聖徳太子(推古天皇30年=622年・2月22日没)

のことばに、「世間虚仮・唯仏是真」がある。

「世間は虚仮にして、唯(ただ)仏のみ是れ真なり」と読む。

しかしこの言葉ほど誤解されているものは少ない。

たとえば、江戸時代の儒者たちは、聖徳太子は摂政皇太子であったから政治家で有った筈だ。その政治家が自分が治めるべき世間を虚仮(こけ=いつわり)と見ていたのでは、いい政治が出来るわけはない―と攻撃をしている。

 だがそれは聖徳太子の言葉を曲解したものだ。私はそう思う。

聖徳太子の考えはこうである。

―私たちの生きているこの世間は、差別の世界である。

大と小、長と短、男と女、

美と醜、善と悪、益と害・・・と様々な差別がある。

 しかしそうした差別は“仮”のもの、“虚仮”なるものであってそれらの差別を絶対視してはならない。

 それらの差別を超えた所に、無差別平等の仏の世界があり、その仏の世界のみが真実なのだ。我々はその真実の仏の世界を忘れてこの世間の差別にこだわってはいけない。

そう太子は言われたのだと思う。

 たとえば、私たちは学校で出来る子、出来ない子に差別している。本当は、どの子もすべて素晴らしいほとけの子なのに、子供たちに点数をつけて差別しているのである。
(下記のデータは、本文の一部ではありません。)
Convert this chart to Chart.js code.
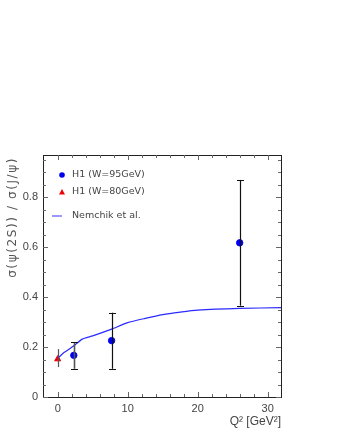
<!DOCTYPE html>
<html>
<head>
<meta charset="utf-8">
<script src="https://cdn.jsdelivr.net/npm/chart.js@4"></script>
<style>
  html, body { margin: 0; padding: 0; background: #fff; }
  #wrap { width: 338px; height: 437px; }
</style>
</head>
<body>
<div id="wrap"><canvas id="c" width="338" height="437"></canvas></div>
<script>
// H1, W = 95 GeV
const q2H1_95 = [2.3, 7.7, 26.0];
const ratioH1_95 = [0.167, 0.226, 0.618];
const errLoH1_95 = [0.113, 0.113, 0.366];
const errHiH1_95 = [0.220, 0.338, 0.870];

// H1, W = 80 GeV (photoproduction)
const q2H1_80 = [0.0];
const ratioH1_80 = [0.152];
const errLoH1_80 = [0.120];
const errHiH1_80 = [0.192];

// Nemchik et al. prediction
const q2Theory = [0, 1, 2.3, 3.5, 5, 7.7, 10, 12.5, 15, 17.5, 20, 26, 32];
const ratioTheory = [0.155, 0.18, 0.205, 0.232, 0.245, 0.272, 0.298, 0.315, 0.33, 0.34, 0.348, 0.355, 0.358];

const xTicks = [0, 10, 20, 30];
const yTicks = [0, 0.2, 0.4, 0.6, 0.8];

const FONT = 'Liberation Sans';
const TXT = '#444';

const toPts = (xs, ys) => xs.map((x, i) => ({ x: x, y: ys[i] }));

// error bars, frame with inward ticks, legend and y title
const frame = {
  id: 'frame',
  afterDatasetsDraw(chart) {
    const ctx = chart.ctx;
    const xs = chart.scales.x, ys = chart.scales.y;
    ctx.save();
    const bars = [
      [q2H1_80, errLoH1_80, errHiH1_80, '#555', false, 1.2],
      [q2H1_95, errLoH1_95, errHiH1_95, '#111', true, 1.2]
    ];
    bars.forEach(([qs, lo, hi, col, caps, w]) => {
      qs.forEach((q, i) => {
        ctx.strokeStyle = (caps && i === 0) ? '#555' : col;
        ctx.lineWidth = (caps && i === 0) ? 1.6 : w;
        const px = Math.round(xs.getPixelForValue(q)) + 0.5;
        const y1 = ys.getPixelForValue(lo[i]), y2 = ys.getPixelForValue(hi[i]);
        ctx.beginPath();
        ctx.moveTo(px, y1); ctx.lineTo(px, y2);
        ctx.stroke();
        if (caps) {
          ctx.strokeStyle = '#111';
          ctx.lineWidth = 1;
          ctx.beginPath();
          ctx.moveTo(px - 3.5, Math.round(y1) + 0.5); ctx.lineTo(px + 3.5, Math.round(y1) + 0.5);
          ctx.moveTo(px - 3.5, Math.round(y2) + 0.5); ctx.lineTo(px + 3.5, Math.round(y2) + 0.5);
          ctx.stroke();
        }
      });
    });
    ctx.restore();
  },
  afterDraw(chart) {
    const ctx = chart.ctx;
    const xs = chart.scales.x, ys = chart.scales.y;
    const a = chart.chartArea;
    ctx.save();
    ctx.strokeStyle = '#222';
    ctx.lineWidth = 1;
    ctx.strokeRect(Math.round(a.left) + 0.5, Math.round(a.top) + 0.5,
      Math.round(a.right - a.left), Math.round(a.bottom - a.top));
    ctx.strokeStyle = '#666';
    ctx.beginPath();
    for (let v = 0; v <= 31; v += 2) {
      const px = Math.round(xs.getPixelForValue(v)) + 0.5;
      const len = v % 10 === 0 ? 5 : 3;
      ctx.moveTo(px, a.bottom); ctx.lineTo(px, a.bottom - len);
      ctx.moveTo(px, a.top); ctx.lineTo(px, a.top + len);
    }
    for (let k = 0; k <= 19; k++) {
      const v = k * 0.05;
      const py = Math.round(ys.getPixelForValue(v)) + 0.5;
      const len = k % 4 === 0 ? 5 : 3;
      ctx.moveTo(a.left, py); ctx.lineTo(a.left + len, py);
      ctx.moveTo(a.right, py); ctx.lineTo(a.right - len, py);
    }
    ctx.stroke();

    // legend inside the frame
    const lx = a.left + 19, tx = a.left + 29;
    ctx.font = '9.5px "DejaVu Sans"';
    ctx.fillStyle = TXT;
    ctx.textBaseline = 'middle';
    ctx.fillText('H1 (W=95GeV)', tx, a.top + 20);
    ctx.fillText('H1 (W=80GeV)', tx, a.top + 37);
    ctx.fillText('Nemchik et al.', tx, a.top + 61);
    ctx.fillStyle = '#0000ee';
    ctx.beginPath(); ctx.arc(lx, a.top + 20, 2.8, 0, Math.PI * 2); ctx.fill();
    ctx.fillStyle = '#ee0000';
    ctx.beginPath();
    ctx.moveTo(lx, a.top + 34); ctx.lineTo(lx + 3, a.top + 39.5); ctx.lineTo(lx - 3, a.top + 39.5);
    ctx.closePath(); ctx.fill();
    ctx.strokeStyle = '#7777ff';
    ctx.lineWidth = 1.5;
    ctx.beginPath(); ctx.moveTo(a.left + 9, a.top + 61); ctx.lineTo(a.left + 19, a.top + 61); ctx.stroke();

    // y axis title, rotated, ending at the top of the frame
    ctx.translate(13, a.top + 2);
    ctx.rotate(-Math.PI / 2);
    ctx.font = '12px "DejaVu Sans"';
    ctx.letterSpacing = '1.6px';
    ctx.textAlign = 'right';
    ctx.fillStyle = '#555';
    ctx.fillText('σ(ψ(2S)) / σ(J/ψ)', 0, 0);
    ctx.restore();
  }
};

new Chart(document.getElementById('c'), {
  type: 'scatter',
  data: {
    datasets: [
      {
        label: 'Nemchik et al.',
        type: 'line',
        data: toPts(q2Theory, ratioTheory),
        borderColor: '#2a2aff',
        borderWidth: 1.2,
        pointRadius: 0,
        tension: 0.2,
        fill: false
      },
      {
        label: 'H1 (W=95GeV)',
        data: toPts(q2H1_95, ratioH1_95),
        backgroundColor: '#0000ee',
        borderColor: '#0000ee',
        pointRadius: 3.2,
        pointStyle: 'circle'
      },
      {
        label: 'H1 (W=80GeV)',
        data: toPts(q2H1_80, ratioH1_80),
        backgroundColor: '#ee0000',
        borderColor: '#ee0000',
        pointRadius: 3.5,
        pointStyle: 'triangle'
      }
    ]
  },
  options: {
    responsive: false,
    animation: false,
    layout: { padding: { top: 155, right: 57, left: 0, bottom: 0 } },
    plugins: { legend: { display: false }, tooltip: { enabled: false } },
    scales: {
      x: {
        type: 'linear',
        min: -2.1,
        max: 31.9,
        afterBuildTicks: s => { s.ticks = xTicks.map(v => ({ value: v })); },
        afterFit: s => { s.height = 40; },
        grid: { display: false, drawTicks: false },
        border: { display: false },
        ticks: { padding: 5, color: TXT, font: { family: FONT, size: 11 } },
        title: {
          display: true, text: 'Q² [GeV²]', align: 'end',
          color: TXT, font: { family: FONT, size: 12 }, padding: { top: 0, bottom: 8 }
        }
      },
      y: {
        type: 'linear',
        min: 0,
        max: 0.97,
        afterBuildTicks: s => { s.ticks = yTicks.map(v => ({ value: v })); },
        afterFit: s => { s.width = 43; },
        grid: { display: false, drawTicks: false },
        border: { display: false },
        ticks: {
          padding: 5, color: TXT, font: { family: FONT, size: 11 },
          callback: v => v === 0 ? '0' : v.toFixed(1)
        }
      }
    }
  },
  plugins: [frame]
});
</script>
</body>
</html>
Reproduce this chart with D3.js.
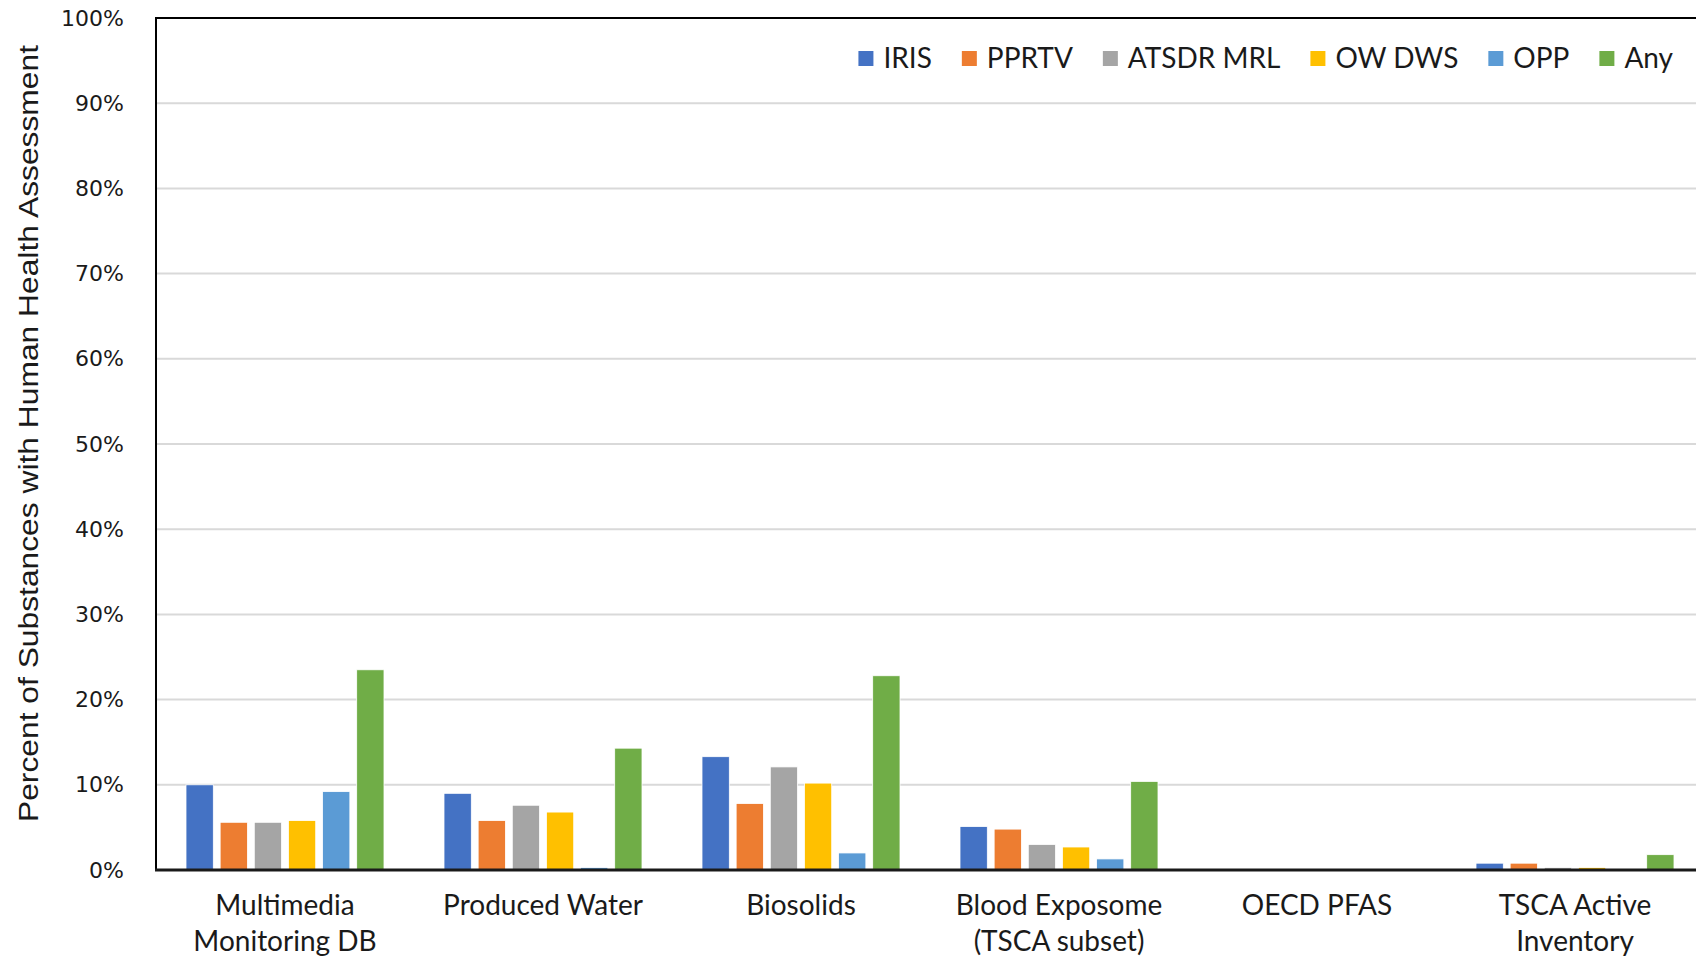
<!DOCTYPE html>
<html>
<head>
<meta charset="utf-8">
<script src="https://cdn.jsdelivr.net/npm/d3@7"></script>
<style>
  body { margin: 0; background: #fff; overflow: hidden; }
  .tick-label { font-family: "DejaVu Sans", sans-serif; font-size: 22px; fill: #1a1a1a; }
  .cat-label { font-family: Lato, "Open Sans", sans-serif; font-size: 28px; fill: #1a1a1a; }
  .legend-label { font-family: Lato, "Open Sans", sans-serif; font-size: 28px; fill: #1a1a1a; }
  .axis-title { font-family: "Liberation Sans Narrow", "Liberation Sans", sans-serif; font-size: 27px; fill: #1a1a1a; }
</style>
</head>
<body>
<svg id="chart"></svg>
<script>
// categories (x axis), two lines where the label wraps
const categories = ['Multimedia Monitoring DB', 'Produced Water', 'Biosolids',
                    'Blood Exposome (TSCA subset)', 'OECD PFAS', 'TSCA Active Inventory'];
const categoryLines = [['Multimedia', 'Monitoring DB'], ['Produced Water'], ['Biosolids'],
                       ['Blood Exposome', '(TSCA subset)'], ['OECD PFAS'], ['TSCA Active', 'Inventory']];

// series names and colours
const seriesNames = ['IRIS', 'PPRTV', 'ATSDR MRL', 'OW DWS', 'OPP', 'Any'];
const seriesColors = ['#4472C4', '#ED7D31', '#A5A5A5', '#FFC000', '#5B9BD5', '#70AD47'];

// percent values, one array per series (order follows categories)
const iris   = [10.0, 9.0, 13.3, 5.1, 0.03, 0.8];
const pprtv  = [5.6, 5.8, 7.8, 4.8, 0.03, 0.8];
const atsdr  = [5.6, 7.6, 12.1, 3.0, 0.03, 0.3];
const owdws  = [5.8, 6.8, 10.2, 2.7, 0.03, 0.3];
const opp    = [9.2, 0.3, 2.0, 1.3, 0.0, 0.0];
const anyHHA = [23.5, 14.3, 22.8, 10.4, 0.05, 1.8];
const seriesValues = [iris, pprtv, atsdr, owdws, opp, anyHHA];

// y ticks
const yTicks = [0, 10, 20, 30, 40, 50, 60, 70, 80, 90, 100];

const width = 1696, height = 959;
const plot = { left: 156, top: 18, right: 1704, bottom: 870 };

const svg = d3.select('#chart')
    .attr('width', width)
    .attr('height', height);

const xScale = d3.scaleBand()
    .domain(categories)
    .range([plot.left, plot.right])
    .padding(0);

const groupPad = 30;
const xInner = d3.scaleBand()
    .domain(seriesNames)
    .range([groupPad, xScale.bandwidth() - groupPad])
    .paddingInner(0.2);

const yScale = d3.scaleLinear()
    .domain([0, 100])
    .range([plot.bottom, plot.top]);

// gridlines
svg.append('g')
    .selectAll('line')
    .data(yTicks.filter(t => t > 0 && t < 100))
    .enter()
    .append('line')
    .attr('x1', plot.left)
    .attr('x2', width)
    .attr('y1', d => yScale(d))
    .attr('y2', d => yScale(d))
    .attr('stroke', '#d9d9d9')
    .attr('stroke-width', 2);

// y tick labels via axis
const yAxis = svg.append('g')
    .attr('transform', `translate(${plot.left},0)`)
    .call(d3.axisLeft(yScale).tickValues(yTicks).tickSize(0).tickPadding(32).tickFormat(d => d + '%'));
yAxis.select('.domain').remove();
yAxis.attr('font-size', null).attr('font-family', null);
yAxis.selectAll('text')
    .attr('class', 'tick-label')
    .attr('fill', null);

// bars
const rows = categories.map((c, i) => ({
    category: c,
    values: seriesNames.map((s, j) => ({ series: s, value: seriesValues[j][i], color: seriesColors[j] }))
}));

const groups = svg.append('g')
    .selectAll('g')
    .data(rows)
    .enter()
    .append('g')
    .attr('transform', d => `translate(${xScale(d.category)},0)`);

groups.selectAll('rect')
    .data(d => d.values)
    .enter()
    .append('rect')
    .attr('x', d => xInner(d.series))
    .attr('y', d => yScale(d.value))
    .attr('width', xInner.bandwidth())
    .attr('height', d => plot.bottom - yScale(d.value))
    .attr('fill', d => d.color)
    .attr('stroke', '#ffffff')
    .attr('stroke-width', 0.8);

// plot frame: left, top, bottom axis
svg.append('line')
    .attr('x1', plot.left).attr('x2', plot.left)
    .attr('y1', plot.top).attr('y2', plot.bottom)
    .attr('stroke', '#000').attr('stroke-width', 2);
svg.append('line')
    .attr('x1', plot.left - 1).attr('x2', width)
    .attr('y1', plot.top).attr('y2', plot.top)
    .attr('stroke', '#000').attr('stroke-width', 2);
svg.append('line')
    .attr('x1', plot.left - 1).attr('x2', width)
    .attr('y1', plot.bottom).attr('y2', plot.bottom)
    .attr('stroke', '#1a1a1a').attr('stroke-width', 3);

// category labels
const catLabels = svg.append('g')
    .selectAll('text')
    .data(categories)
    .enter()
    .append('text')
    .attr('class', 'cat-label')
    .attr('text-anchor', 'middle')
    .attr('x', d => xScale(d) + xScale.bandwidth() / 2)
    .attr('y', 915);
catLabels.selectAll('tspan')
    .data((d, i) => categoryLines[i])
    .enter()
    .append('tspan')
    .attr('x', function() { return d3.select(this.parentNode).attr('x'); })
    .attr('dy', (d, i) => i === 0 ? 0 : 36)
    .text(d => d);

// y axis title
svg.append('text')
    .attr('class', 'axis-title')
    .attr('transform', `translate(38,${(45 + 822) / 2}) rotate(-90)`)
    .attr('text-anchor', 'middle')
    .attr('textLength', 777)
    .attr('lengthAdjust', 'spacingAndGlyphs')
    .text('Percent of Substances with Human Health Assessment');

// legend, right aligned
const legend = svg.append('g');
const items = legend.selectAll('g')
    .data(seriesNames.map((s, i) => ({ name: s, color: seriesColors[i] })))
    .enter()
    .append('g');
items.append('rect')
    .attr('width', 15).attr('height', 15)
    .attr('y', 51)
    .attr('fill', d => d.color);
items.append('text')
    .attr('class', 'legend-label')
    .attr('x', 25)
    .attr('y', 68)
    .text(d => d.name);

let xPos = 1673;
const nodes = items.nodes().reverse();
nodes.forEach(node => {
    const w = d3.select(node).select('text').node().getComputedTextLength();
    xPos -= (25 + w);
    d3.select(node).attr('transform', `translate(${xPos},0)`);
    xPos -= 30;
});
</script>
</body>
</html>
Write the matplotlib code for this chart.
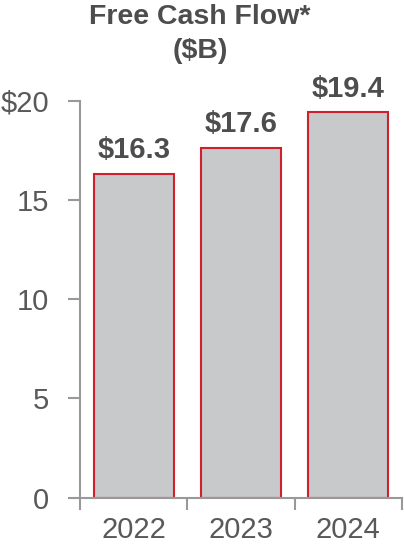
import matplotlib
matplotlib.use("Agg")
import matplotlib.pyplot as plt

years = ["2022", "2023", "2024"]
fcf = [16.3, 17.6, 19.4]
value_labels = ["$16.3", "$17.6", "$19.4"]
yticks = [0, 5, 10, 15, 20]
ytick_labels = ["0", "5", "10", "15", "$20"]

plt.rcParams['font.family'] = ['Liberation Sans', 'DejaVu Sans']

fig = plt.figure(figsize=(4.04, 5.5), dpi=100)
ax = fig.add_axes([80/404, 1-497.7/550, 322/404, (497.7-100.5)/550])

x = list(range(len(years)))
bars = ax.bar(x, fcf, width=0.745, color="#c8c9cb", edgecolor="#d0202e", linewidth=1.5)

for xi, v, lab in zip(x, fcf, value_labels):
    ax.annotate(lab, (xi, v), xytext=(0, 7), textcoords="offset points",
                ha="center", va="bottom", fontsize=21, fontweight="bold",
                color="#4d4d4d", annotation_clip=False)

ax.set_xlim(-0.5, 2.5)
ax.set_ylim(0, 20)
ax.set_yticks(yticks)
ax.set_yticklabels(ytick_labels)
ax.set_xticks(x)
ax.set_xticklabels(years)
ax.set_xticks([-0.5, 0.5, 1.5, 2.5], minor=True)

for s in ["top", "right"]:
    ax.spines[s].set_visible(False)
for s in ["left", "bottom"]:
    ax.spines[s].set_color("#999999")
    ax.spines[s].set_linewidth(1.5)

ax.tick_params(axis="y", length=8.6, width=1.5, color="#999999", pad=13.5,
               labelsize=21, labelcolor="#595959")
ax.tick_params(axis="x", which="major", length=0, pad=13,
               labelsize=21, labelcolor="#595959")
ax.tick_params(axis="x", which="minor", length=8.6, width=1.5, color="#999999")

fig.text(200/404, 1-17/550, "Free Cash Flow*", ha="center", va="center",
         fontsize=20.5, fontweight="bold", color="#4d4d4d")
fig.text(200/404, 1-51/550, "($B)", ha="center", va="center",
         fontsize=20.5, fontweight="bold", color="#4d4d4d")

fig.savefig("out.png", dpi=100)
 それはよくないことだ。しかしいま点数評価を一切止めると、現行の教育制度は崩壊してしまう。

 だから文部省は、差別の制度を守り続けるであろう。しかしその時でも文部省のお役人は、子供を差別しても良いとは思わないで欲しい。

人間を差別する権利は誰にもない。

差別せざるを得ないのであれば、それは仮に差別させて貰うのだ。涙をこぼしながら、差別を許してもらう。

それが「虚仮」の意味である。

 会社の経営者は社員の給料に差をつけねばならぬだろう。しかしその時でも、働きの悪い者には給料は低くて当たり前・・・といったふうに考えないでほしい。

 申し訳ないが、会社を運営していくために差をつけさせていただく・・・と、詫びながら差をつけさせていただくのだ。そういうことを聖徳太子は教えられたのである。